I suppose I would recommend Terry Fator. He has an act where he brings out ventriloquist dummies and throws his voice into these dummies in the voices of famous singers.

Wow! So it’s Jeff Dunham to the next level?

Essentially, and he keeps it family friendly.

I appreciate that. Some of my favorite people, Jerry Seinfeld, Jim Gaffigan, Brian Regan, they keep it clean, and I’m always so impressed. I’ve talked with all of them about it. It’s not that they’re opposed to profanity; they’re just not made that way. They’re not judgmental about a person that takes a more R-rated approach. It’s Jack Benny’s soul; it’s just a special thing. I’m not as blue as I was on my last tours. I say that now. I still talk about fluids coming out of myself. But I don’t want to become a dirty perv act that people go to see late at night.

Are you saying profanity has a shelf life?

It’s a stomping of your feet kind of thing—“You can’t tell me what to do.” That’s probably what my point of view was four years ago when I did the HBO special at NYU. I had a 20-year-old audience in front of me, which for me turns me into more of a … I just talk like that a little more. But also it has a disingenuousness to it. I was watching Ricky Gervais, Jerry Seinfeld, Chris Rock interviews, and they all cop to it—saying “f*ck” because of nerves.

Now the question for the bad Bob Saget: How much do you spend on hookers and blow when you’re in Las Vegas?

I can’t do either. I never, never ... well, I went through the early ’80s and the LA scene and I was a young lad, so I can’t say there weren’t substances around my life.
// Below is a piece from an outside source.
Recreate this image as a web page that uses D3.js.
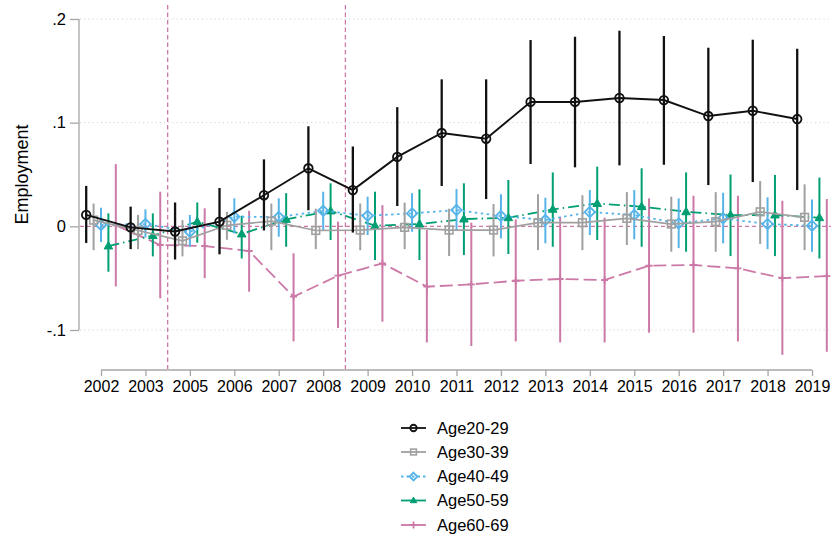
<!DOCTYPE html>
<html>
<head>
<meta charset="utf-8">
<script src="https://cdn.jsdelivr.net/npm/d3@7"></script>
<style>
  html, body { margin: 0; padding: 0; background: #fff; }
  svg { display: block; font-family: "Liberation Sans", Arial, Helvetica, sans-serif; }
</style>
</head>
<body>
<svg id="chart" width="831" height="538"></svg>
<script>
const years = ["2002","2003","2005","2006","2007","2008","2009","2010","2011","2012","2013","2014","2015","2016","2017","2018","2019"];
const seriesNames = ["Age20-29","Age30-39","Age40-49","Age50-59","Age60-69"];
const yTicks = [-0.1, 0, 0.1, 0.2];
const yTickLabels = ["-.1", "0", ".1", ".2"];
const eventLines = [["2003","2005"], ["2008","2009"]];

const age2029 = [0.011, -0.001, -0.005, 0.0045, 0.030, 0.056, 0.035, 0.067, 0.090, 0.0845, 0.120, 0.120, 0.1238, 0.1218, 0.1064, 0.1115, 0.1035];
const age2029Lo = [-0.016, -0.022, -0.032, -0.027, -0.004, 0.0155, -0.006, 0.0196, 0.0389, 0.0263, 0.0601, 0.0569, 0.0588, 0.0594, 0.0398, 0.0427, 0.035];
const age2029Hi = [0.039, 0.019, 0.023, 0.037, 0.0646, 0.0965, 0.077, 0.115, 0.1418, 0.1418, 0.1797, 0.1829, 0.1887, 0.1836, 0.1723, 0.180, 0.1713];

const age3039 = [0.006, -0.004, -0.014, 0.001, 0.005, -0.004, -0.0036, -0.001, -0.0036, -0.0036, 0.0035, 0.0035, 0.0077, 0.0022, 0.0045, 0.014, 0.0087];
const age3039Lo = [-0.023, -0.022, -0.029, -0.013, -0.023, -0.022, -0.023, -0.022, -0.0287, -0.029, -0.023, -0.023, -0.018, -0.0245, -0.0245, -0.017, -0.023];
const age3039Hi = [0.022, 0.011, 0.006, 0.014, 0.022, 0.017, 0.022, 0.0228, 0.017, 0.0215, 0.031, 0.030, 0.033, 0.0286, 0.033, 0.0437, 0.0405];

const age4049 = [0.0013, 0.0022, -0.0052, 0.0093, 0.009, 0.015, 0.0102, 0.0125, 0.0157, 0.0099, 0.0061, 0.0138, 0.0109, 0.0029, 0.0077, 0.0022, 0.0006];
const age4049Lo = [-0.015, -0.0106, -0.0197, -0.0068, -0.010, -0.0036, -0.0084, -0.0052, -0.0036, -0.0116, -0.0164, -0.0084, -0.0125, -0.021, -0.0164, -0.022, -0.0245];
const age4049Hi = [0.018, 0.0164, 0.011, 0.027, 0.027, 0.0334, 0.0286, 0.032, 0.036, 0.031, 0.0276, 0.035, 0.035, 0.027, 0.0324, 0.028, 0.026];

const age5059 = [-0.019, -0.009, 0.0045, -0.0074, 0.0067, 0.0148, 0.0006, 0.0022, 0.007, 0.0083, 0.0164, 0.022, 0.019, 0.014, 0.0109, 0.0109, 0.0083];
const age5059Lo = [-0.0438, -0.029, -0.0158, -0.031, -0.0197, -0.0132, -0.0325, -0.0325, -0.0277, -0.0267, -0.0197, -0.0132, -0.0197, -0.0245, -0.0287, -0.0287, -0.031];
const age5059Hi = [0.0125, 0.0125, 0.023, 0.0102, 0.032, 0.0415, 0.0334, 0.0357, 0.0415, 0.0447, 0.052, 0.0575, 0.056, 0.052, 0.050, 0.0495, 0.047];

const age6069 = [0.001, -0.018, -0.019, -0.0238, -0.0679, -0.0476, -0.0357, -0.0582, -0.056, -0.0525, -0.0508, -0.0518, -0.038, -0.0373, -0.0405, -0.050, -0.048];
const age6069Lo = [-0.058, -0.0695, -0.050, -0.063, -0.111, -0.098, -0.092, -0.112, -0.1155, -0.111, -0.112, -0.112, -0.1026, -0.1026, -0.111, -0.124, -0.121];
const age6069Hi = [0.060, 0.0334, 0.0174, 0.015, -0.026, 0.0045, 0.0205, -0.0036, 0.0035, 0.0067, 0.0093, 0.0083, 0.027, 0.0295, 0.0295, 0.0247, 0.0263];

const seriesData = [
  {name: seriesNames[0], b: age2029, lo: age2029Lo, hi: age2029Hi, color: "#111111", dash: null, marker: "circle", ciw: 2.3, lw: 1.9},
  {name: seriesNames[1], b: age3039, lo: age3039Lo, hi: age3039Hi, color: "#a0a0a0", dash: null, marker: "square", ciw: 2, lw: 1.7},
  {name: seriesNames[2], b: age4049, lo: age4049Lo, hi: age4049Hi, color: "#56b4e9", dash: "2.5,3.5", marker: "diamond", ciw: 2, lw: 1.8},
  {name: seriesNames[3], b: age5059, lo: age5059Lo, hi: age5059Hi, color: "#009e73", dash: "11,4,1.5,4", marker: "triangle", ciw: 2, lw: 1.8},
  {name: seriesNames[4], b: age6069, lo: age6069Lo, hi: age6069Hi, color: "#cc79a7", dash: "13,5", marker: "plus", ciw: 2, lw: 1.8}
];

const svg = d3.select("#chart");
const x = d3.scalePoint().domain(years).range([101, 812]);
const offset = d3.scalePoint().domain(seriesNames).range([-14.8, 14.8]);
const y = d3.scaleLinear().domain([-0.1, 0.2]).range([330, 19]);
const gridColor = "#d4d4d4";
const axisColor = "#a6a6a6";
const fontFam = "Liberation Sans, Arial, sans-serif";

// gridlines
svg.append("g").selectAll("line").data(yTicks.filter(t => t !== 0)).join("line")
  .attr("x1", 80).attr("x2", 831)
  .attr("y1", d => y(d)).attr("y2", d => y(d))
  .attr("stroke", gridColor).attr("stroke-width", 1).attr("stroke-dasharray", "1.2,3");

// zero reference line
svg.append("line").attr("x1", 80).attr("x2", 831).attr("y1", y(0)).attr("y2", y(0))
  .attr("stroke", "#cc79a7").attr("stroke-width", 1.3).attr("stroke-dasharray", "4,3");

// event lines
svg.append("g").selectAll("line").data(eventLines).join("line")
  .attr("x1", d => (x(d[0]) + x(d[1])) / 2).attr("x2", d => (x(d[0]) + x(d[1])) / 2)
  .attr("y1", 5).attr("y2", 369)
  .attr("stroke", "#cc79a7").attr("stroke-width", 1.3).attr("stroke-dasharray", "4.5,3");

// y axis
const yAxis = d3.axisLeft(y).tickValues(yTicks).tickSize(9).tickPadding(4)
  .tickFormat(d => yTickLabels[yTicks.indexOf(d)]);
const gy = svg.append("g").attr("transform", "translate(79,0)").call(yAxis);
gy.select(".domain").attr("stroke", axisColor).attr("stroke-width", 1.3).attr("d", `M0,${y(0.2)}V${y(-0.1)}`);
gy.selectAll(".tick line").attr("stroke", axisColor).attr("stroke-width", 1.3);
gy.selectAll(".tick text").attr("font-size", 16.5).attr("fill", "#000").attr("font-family", fontFam);

// x axis
const xAxis = d3.axisBottom(x).tickSize(6).tickPadding(5);
const gx = svg.append("g").attr("transform", "translate(0,370)").call(xAxis);
gx.select(".domain").attr("stroke", axisColor).attr("stroke-width", 1.3).attr("d", `M${x(years[0])},0H${x(years[years.length-1])}`);
gx.selectAll(".tick line").attr("stroke", axisColor).attr("stroke-width", 1.3);
gx.selectAll(".tick text").attr("font-size", 16).attr("fill", "#000").attr("font-family", fontFam);

// y title
svg.append("text").attr("transform", `translate(28,${(y(0.2) + y(-0.1)) / 2}) rotate(-90)`)
  .attr("text-anchor", "middle").attr("font-size", 18).attr("fill", "#000").text("Employment");

function drawMarker(g, type, color, size) {
  if (type === "circle") {
    g.append("circle").attr("r", size * 0.95).attr("fill", "none").attr("stroke", color).attr("stroke-width", 1.8);
  } else if (type === "square") {
    g.append("rect").attr("x", -size * 0.85).attr("y", -size * 0.85).attr("width", size * 1.7).attr("height", size * 1.7)
      .attr("fill", "none").attr("stroke", color).attr("stroke-width", 1.6);
  } else if (type === "diamond") {
    const s = size * 1.15;
    g.append("path").attr("d", `M0,${-s}L${s},0L0,${s}L${-s},0Z`).attr("fill", "none").attr("stroke", color).attr("stroke-width", 1.8);
  } else if (type === "triangle") {
    const s = size;
    g.append("path").attr("d", `M0,${-s}L${s * 0.95},${s * 0.65}L${-s * 0.95},${s * 0.65}Z`).attr("fill", color).attr("stroke", color).attr("stroke-width", 1);
  } else if (type === "plus") {
    g.append("path").attr("d", `M${-size},0H${size}M0,${-size}V${size}`).attr("stroke", color).attr("stroke-width", 1.8);
  }
}

// series (last drawn on top)
const order = seriesData.slice().reverse();
order.forEach(s => {
  const g = svg.append("g");
  const pts = years.map((yr, i) => ({xp: x(yr) + offset(s.name), b: s.b[i], lo: s.lo[i], hi: s.hi[i]}));
  g.selectAll("line.ci").data(pts).join("line").attr("class", "ci")
    .attr("x1", d => d.xp).attr("x2", d => d.xp)
    .attr("y1", d => y(d.hi)).attr("y2", d => y(d.lo))
    .attr("stroke", s.color).attr("stroke-width", s.ciw);
  const line = d3.line().x(d => d.xp).y(d => y(d.b));
  g.append("path").datum(pts).attr("d", line).attr("fill", "none")
    .attr("stroke", s.color).attr("stroke-width", s.lw)
    .attr("stroke-dasharray", s.dash);
  pts.forEach(d => {
    const mg = g.append("g").attr("transform", `translate(${d.xp},${y(d.b)})`);
    drawMarker(mg, s.marker, s.color, s.marker === "plus" ? 3.5 : 4.5);
  });
});

// legend
const legendY = [428, 452, 476.5, 500.5, 525];
const leg = svg.append("g");
seriesData.forEach((s, i) => {
  const row = leg.append("g").attr("transform", `translate(0,${legendY[i]})`);
  row.append("line").attr("x1", 401).attr("x2", 426).attr("y1", 0).attr("y2", 0)
    .attr("stroke", s.color).attr("stroke-width", 1.8)
    .attr("stroke-dasharray", s.marker === "diamond" ? "2.5,3" : null);
  const mg = row.append("g").attr("transform", "translate(413.5,0)");
  drawMarker(mg, s.marker, s.color, s.marker === "plus" ? 3.5 : 3.4);
  row.append("text").attr("x", 437).attr("y", 0).attr("dy", "0.36em")
    .attr("font-size", 16.5).attr("fill", "#000").text(s.name);
});
</script>
</body>
</html>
But the hooker thing I’ve done only on Entourage once. Oh wait. I have walked on the Strip, so … But no, I’m not that kind of guy, which maybe that’s why I’m allowed to be the way I am, which allows me to still be the family guy. I’m not a seedy guy. I don’t see that as … I don’t even understand it. I have a lot of fans of all seedy lifestyles, from ganstas to people of the night. I guess watching television when you’re young and don’t have a lot of role models, you tend to go to whatever things I did. The thing I’m drifting to now is a guy who has moral issues, who is both, who has got a kind heart, but he’s a human being, too.